В 1881 году Берч неожиданно закрыл свое дело и сменил профессию, не распространяясь о причинах, побудивших его к этому. Молчал и его врач, старина Дэвис, теперь уже почивший в бозе. Считалось, что болезнь Берча явилась следствием пережитого шока – в результате несчастного случая он оказался заперт в склепе на кладбище Пек-Уолли, где провел девять часов и выбрался откуда лишь с превеликим трудом. Все это чистая правда, но были в этой истории и другие, более мрачные подробности; как-то Берч, будучи мертвецки пьян, поведал мне о них. Думаю, он рассказал мне всю правду потому, что я был его врачом, к тому же после смерти Дэвиса его неодолимо тянуло поделиться с кем-нибудь еще. Ведь он был старый холостяк – ни родных, ни близких.

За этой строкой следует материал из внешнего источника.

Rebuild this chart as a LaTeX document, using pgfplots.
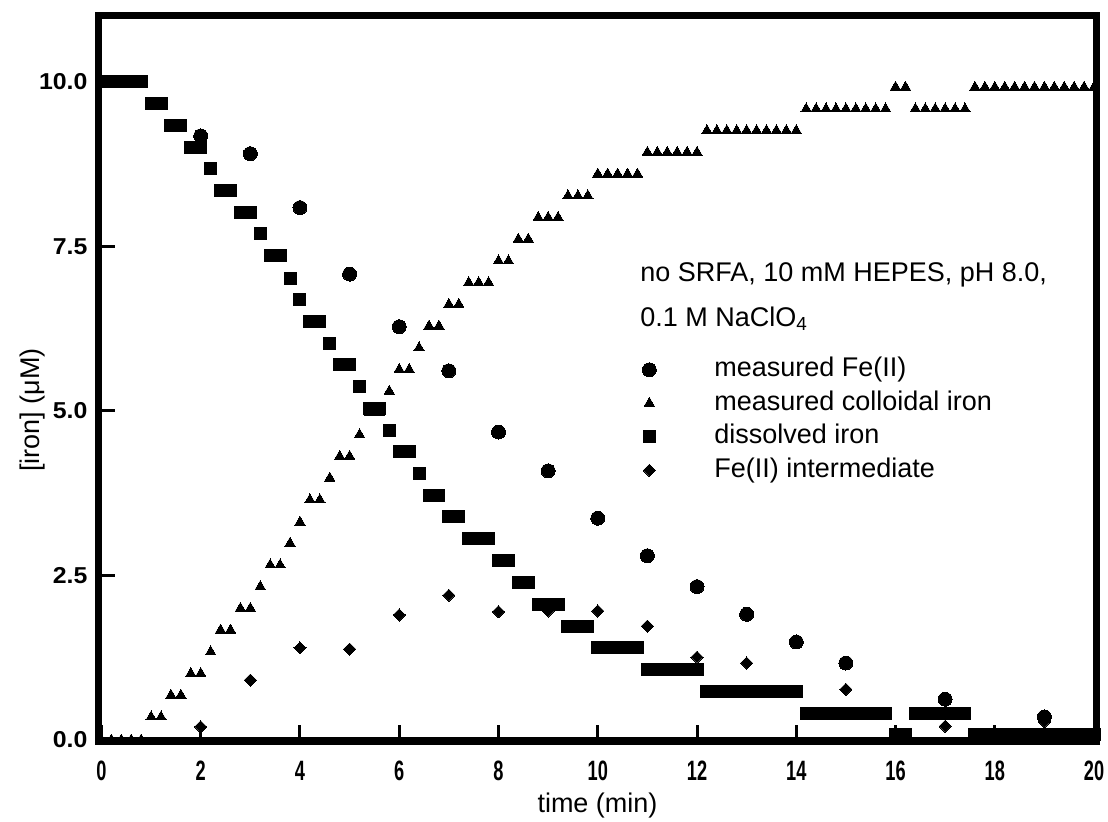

До 1881 года Берч оставался деревенским гробовщиком, но даже среди людей этой профессии выделялся своей черствостью и примитивностью. Качество его работы оставляло желать лучшего и сегодня никого бы уже не удовлетворило, по крайней мере в городах, но думаю, что и жители Пек-Уолли содрогнулись бы, узнай они, как бессовестно ловчит этот мастер ритуальных услуг, когда ему заказывают дорогую обивку, невидную на дне гроба, или с каким небрежением укладывает покойников в их последнее пристанище. Нет сомнений, Берч был неряшлив, равнодушен к людскому горю, никуда не годился в профессиональном отношении, и все же, мне кажется, он не был злым человеком. Просто он был от природы груб – туповатый, ленивый, жадный, что и привело впоследствии к несчастью, которого могло бы и не случиться. У него напрочь отсутствовало воображение, которое не позволяет рядовому обывателю, получившему хоть какое-то воспитание, выходить за общепринятые рамки приличия в своем поведении.
Я не мастер рассказывать истории и поэтому не знаю, с чего начать свое повествование. Может, всего уместнее начать с того холодного декабря 1880 года, когда земля промерзла до такой степени, что могильщики поняли: до весны им не выкопать ни одной могилы. Деревушка, к счастью, была небольшая, умирали не часто, и потому все клиенты Берча могли найти себе временный приют в старом общем склепе. Наш гробовщик от холодной погоды вовсе разленился и, кажется, превзошел в халатности самого себя. Еще никогда не сбывал он таких утлых и нескладных гробов и совсем не обращал внимания на проржавевший засов склепа, дверцей которого он то и дело хлопал с вызывающей небрежностью.
Наконец пришла весна, и для девятерых умолкших навеки заложников зимы, терпеливо ждавших в склепе часа своего упокоения, были выкопаны могилы. Берч, хоть и не любивший хлопот, связанных с погребением мертвецов, все же одним ненастным апрельским днем начал перевозить гробы, но прекратил работу еще до полудня по причине сильного дождя, беспокоившего лошадь. Он успел доставить к месту вечного приюта одного лишь Дариуса Пека, девяностолетнего старца, чья могила была недалеко от склепа. Берч решил, что перевезет остальных завтра, начав с низкорослого Мэтью Феннера, чья могила также была неподалеку, но проканителился целых три дня, вплоть до пятнадцатого – до Страстной пятницы. Лишенный всяких предрассудков, он не побоялся работать в святой день, хотя впоследствии его никакими силами нельзя было заставить чем-либо в такие дни заниматься. События того вечера, несомненно, очень его изменили.